The National Association of Head Teachers (NAHT) reported that teachers are often contacted by parents who are concerned that homosexuality is being promoted to their children.
NAHT’s General Secretary, Russell Hobby, warned that the situation is ‘straining’ parent-teacher relations, but called for statutory sex-education as a solution.
Strained
Mr Hobby said that parents of primary and secondary-aged children raise objections to the teaching of “controversial” topics, such as homosexuality.
He said: “We’ve seen really difficult situations where parents who disagree with the philosophies that are being promoted say ‘you’re doing this, you’re brainwashing our children’.”
Mr Hobby conceded that: “These are controversial topics which our society doesn’t wholly agree on” and cautioned that the bond between parents and teachers “can sometimes be strained”.

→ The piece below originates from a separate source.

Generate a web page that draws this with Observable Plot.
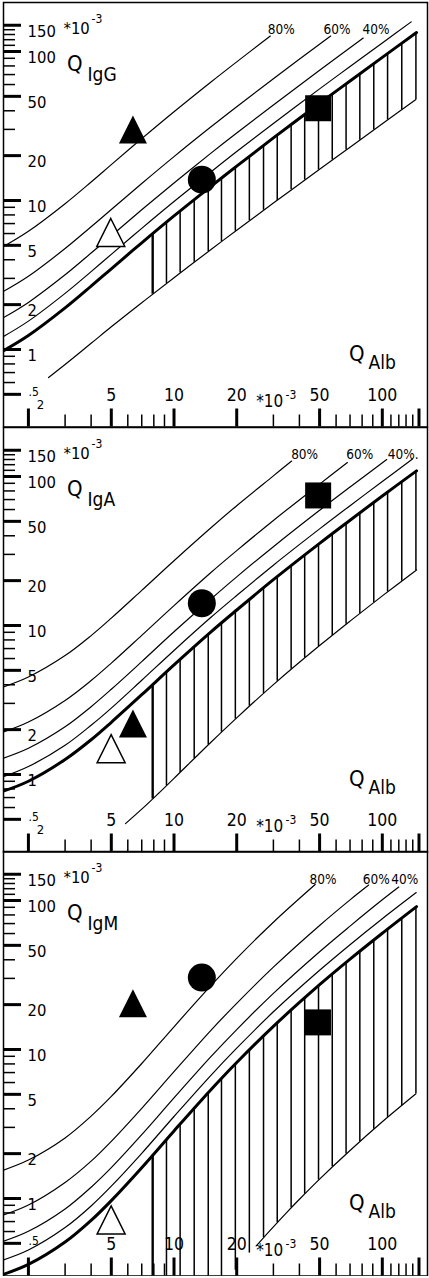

In order to address the discord between teachers and parents and protect teachers from “accusations”, he claimed that sex education should be made a statutory subject in all schools.
Explicit material
The Christian Institute has repeatedly warned of the dangers of nationally prescribed sex education, highlighting explicit material used in some sex education lessons.
Currently, local authority maintained secondary schools must offer sex education, but free schools, academies and all primary schools are not required to do so.
All schools must have a publicly available policy and parents have a right to withdraw their children from sex education at any age.
Explore’ sexuality
Last month, it was reported that kids as young as four would be given classes on transsexualism and encouraged to “explore” their sexuality, provoking a series of complaints.
Several parents vowed to withdraw their children from a Church of England primary school in Hartfield, East Sussex, during the ‘transgender day’.
Spokesman for The Christian Institute Simon Calvert warned that children should not be targeted in order to “satisfy adult political agendas”.
He said: “Of course we want children to respect all people, but we don’t have to introduce very young children to every conceivable lifestyle in order to teach respect.”